Many in the crowd, informed and well-versed in the daily dramas of Trumpworld, took a longer view. As they saw it, the 2016 election, the Trump presidency, and the Mueller investigation represent major historical moments being written in real time. Seeing Comey, intertwined or implicated in the events, is a chance to be a witness to it all — no matter the outcome.

“What could he have been thinking?” Randazzo said, referring to the infamous letter. She attended the taping with her husband, Steven, both of them photographers from Manhattan. Back in October 2016, they heard about the letter, and knew Hillary was done.

“I want to have respect for him,” Randazzo added. She wants something, a way to understand Comey’s reasoning for the Clinton letter, about his interaction with Trump and the “honest loyalty” pledge. She, like others, had a sense that Comey owed them — America, really — an explanation, an insight, anything to help make sense of the Trump era.

It’s very confusing, Rosemary Lavan said, standing outside the venue before the event. She campaigned for Clinton in Pennsylvania, after seeing Trump sign after Trump sign on a 60th birthday trip. “I have mixed emotions about the guy because of what he did, and I’m furious,” Lavan said of Comey and the letter-that-must-not-be-named. “On the other hand, I do think he stood up to Donald Trump, whom I despise with every ounce of my being.”

She’s still waiting for him to apologize about his handling of the Clinton emails investigation. “Which I know he will never do,” she said. And she’d like Comey to talk more about his feelings — not the book feelings, his real feelings — about Clinton, and Trump, and his former deputy Andrew McCabe, who now might face criminal charges for misleading investigators against leaks. “Which,” she said, resigned, “I seriously doubt he will.”

He’s a “central figure to the story of our time — probably the most important story of our time,” said Andrew Longstreth, of Brooklyn, about Russian meddling into the 2016 election. He described Comey as a tragic figure. “He comes from a good place, he wanted to do the right thing, but got in his own way.”

“But it’s complicated,” Longstreth added. “He’s complicated.”
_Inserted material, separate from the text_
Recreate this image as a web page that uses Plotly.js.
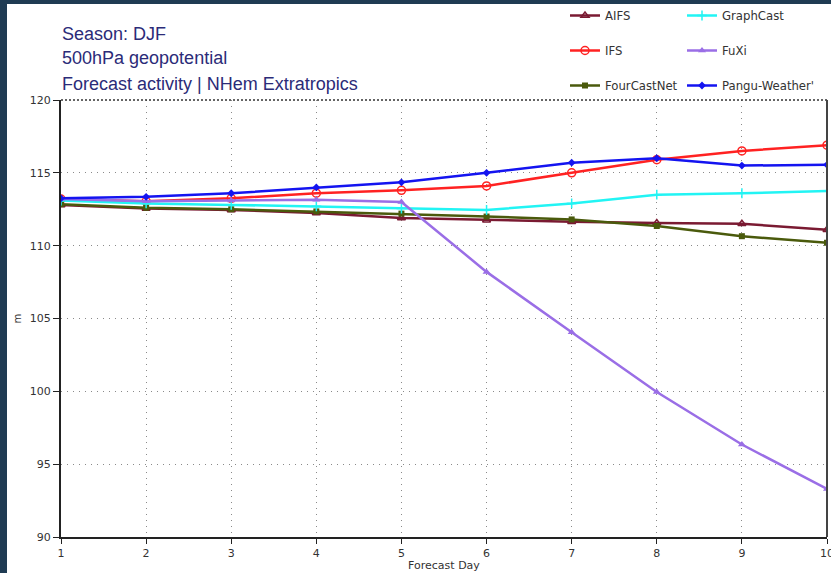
<!DOCTYPE html>
<html>
<head>
<meta charset="utf-8">
<script src="https://cdn.plot.ly/plotly-3.0.1.min.js"></script>
<style>
  html, body { margin: 0; padding: 0; background: #1f3b53; width: 831px; height: 573px; overflow: hidden; }
  #chart { position: absolute; left: 7px; top: 4px; width: 824px; height: 569px; }
</style>
</head>
<body>
<div id="chart"></div>
<script>
const days = [1, 2, 3, 4, 5, 6, 7, 8, 9, 10];
const aifs        = [112.8, 112.55, 112.45, 112.25, 111.9, 111.75, 111.65, 111.55, 111.5, 111.1];
const ifs         = [113.2, 113.05, 113.25, 113.6, 113.8, 114.1, 115.0, 115.9, 116.5, 116.9];
const fourcastnet = [112.85, 112.6, 112.5, 112.35, 112.2, 112.0, 111.8, 111.35, 110.65, 110.2];
const graphcast   = [113.1, 112.9, 112.8, 112.7, 112.55, 112.45, 112.9, 113.5, 113.6, 113.75];
const fuxi        = [113.2, 113.05, 113.1, 113.15, 113.0, 108.2, 104.05, 99.95, 96.35, 93.3];
const pangu       = [113.25, 113.35, 113.6, 114.0, 114.35, 115.0, 115.7, 116.0, 115.5, 115.55];
const yTicks = [90, 95, 100, 105, 110, 115, 120];
const titleLines = ["Season: DJF", "500hPa geopotential", "Forecast activity | NHem Extratropics"];

const W = 824, H = 569, ML = 54, MR = 4, MT = 96, MB = 36;
const PW = W - ML - MR, PH = H - MT - MB;

function tr(name, y, color, symbol, size, legend, group) {
  const open = symbol.indexOf('open') >= 0;
  return {
    x: days, y: y, name: name, type: 'scatter', mode: 'lines+markers',
    line: {color: color, width: 2.5},
    marker: {color: color, symbol: symbol, size: size, line: {color: color, width: open ? 1.5 : 0}},
    legend: legend, legendgroup: group
  };
}

const data = [
  tr('AIFS', aifs, '#7a1a32', 'triangle-up-open', 7, 'legend', 'a'),
  tr('IFS', ifs, '#ff2222', 'circle-open', 8, 'legend', 'b'),
  tr('FourCastNet', fourcastnet, '#4a5a0c', 'square', 6, 'legend', 'c'),
  tr('GraphCast', graphcast, '#22f4f4', 'cross-thin-open', 7, 'legend2', 'd'),
  tr('FuXi', fuxi, '#9a6ee6', 'triangle-up', 7, 'legend2', 'e'),
  tr("Pangu-Weather'", pangu, '#1414f0', 'diamond', 6, 'legend2', 'f')
];

const annotations = titleLines.map((t, i) => ({
  text: t, xref: 'paper', yref: 'paper', x: (53 - ML) / PW, y: 1 + (MT - (29.5 + 25 * i)) / PH,
  xanchor: 'left', yanchor: 'middle', showarrow: false,
  font: {family: 'Liberation Sans, Arial, sans-serif', size: 18, color: '#2b2b78'}
}));
annotations.push({
  text: 'm', xref: 'paper', yref: 'y', x: -44 / PW, y: 105, textangle: -90,
  xanchor: 'center', yanchor: 'middle', showarrow: false,
  font: {family: 'DejaVu Sans, sans-serif', size: 10, color: '#333'}
});

const legendCommon = {
  xref: 'container', yref: 'paper', xanchor: 'left', yanchor: 'top',
  bgcolor: 'rgba(0,0,0,0)', itemwidth: 30, tracegroupgap: 16,
  font: {family: 'DejaVu Sans, sans-serif', size: 11.7, color: '#333'}
};

const gridDash = '1px,5px';
const legTop = 1 + (MT + 3) / PH;

const layout = {
  width: W, height: H,
  margin: {l: ML, r: MR, t: MT, b: MB, autoexpand: false},
  paper_bgcolor: '#ffffff', plot_bgcolor: '#ffffff',
  showlegend: true,
  legend: Object.assign({}, legendCommon, {x: 558 / W, y: legTop}),
  legend2: Object.assign({}, legendCommon, {x: 675 / W, y: legTop}),
  xaxis: {
    range: [1, 10], tickvals: days, ticktext: days.map(String),
    showgrid: true, gridcolor: '#8a8a8a', griddash: gridDash, gridwidth: 1.2,
    zeroline: false, showline: true, linecolor: '#222', linewidth: 2,
    ticks: 'outside', ticklen: 5, tickcolor: '#222', tickwidth: 1,
    ticklabeloverflow: 'allow',
    tickfont: {family: 'DejaVu Sans, sans-serif', size: 11, color: '#333'},
    title: {text: 'Forecast Day', standoff: 2, font: {family: 'DejaVu Sans, sans-serif', size: 11, color: '#333'}},
    fixedrange: true
  },
  yaxis: {
    range: [90, 120], tickvals: yTicks,
    showgrid: true, gridcolor: '#8a8a8a', griddash: gridDash, gridwidth: 1.2,
    zeroline: false, showline: true, linecolor: '#222', linewidth: 2,
    ticks: 'outside', ticklen: 6, tickcolor: '#222', tickwidth: 1,
    tickfont: {family: 'DejaVu Sans, sans-serif', size: 11, color: '#333'},
    fixedrange: true
  },
  shapes: [
    {type: 'line', xref: 'paper', yref: 'paper', x0: 0, x1: 1, y0: 1, y1: 1,
     line: {color: '#333', width: 1.5, dash: '2px,2px'}},
    {type: 'line', xref: 'paper', yref: 'paper', x0: 1, x1: 1, y0: 0, y1: 1,
     line: {color: '#444', width: 2}}
  ],
  annotations: annotations
};

Plotly.newPlot('chart', data, layout, {displayModeBar: false, staticPlot: true});
</script>
</body>
</html>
Does Comey live up to his own ideals?

The only person who appeared convinced of Comey’s true character was the guy relentlessly handing out fliers from a plastic bag claiming that Comey allowed Jamaican gangs to smuggle drugs into the country — an almost quaint conspiracy in this era of fake news. He was joined in his efforts by another man alleging cover-ups by Robert Mueller. This wasn’t his audience. “Hope springs eternal,” he said.

But the rest of the attendees struggled with a more complicated view of Comey. Longstreth articulated one element of that: Comey’s emphasis on the rightness of his personal judgment. Would Comey, Longstreth wondered, be as comfortable with another leader acting on those same instincts? Comey wasn’t infallible, as Longstreth pointed out.

Alexander Gladstone, a financial journalist, thought Comey, by not fully acknowledging some of his actions in 2016, “contradicted the ideals in his book.”

Rachel, an 18-year-old from New Jersey, said she’d read the first few chapters of Comey’s book, and thought that he did strive for ethical leadership — abstaining from voting, for example.

Her father, Marc Halpern, saw Comey and the events around it as “important historical time for our country.” Whatever the outcome, he hoped that, when it was over, a sense of decency and democracy would be restored.

Until then, what’s left is Comey and Remnick, facing each other on a stage, illuminated by a spotlight on a dark stage.

Remnick skillfully tried to find ways to crack open and challenge Comey. Comey, careful and diplomatic, budged only a few times — when he described Trump as having an “emptiness” inside him, and when Comey said, with emotion in his voice, that he would ask Republican leaders, “What are you going to tell your grandchildren?” But the former FBI director remained convinced he had no good options with Hillary Clinton’s letter; the outcome, and what came after, would not change anything.

At one point, Remnick asked Comey why he wrote a tell-all, what he wanted from the exposure. “I do not crave to be known,” Comey replied, maybe oblivious, or maybe all too aware, that the audience craved to know him.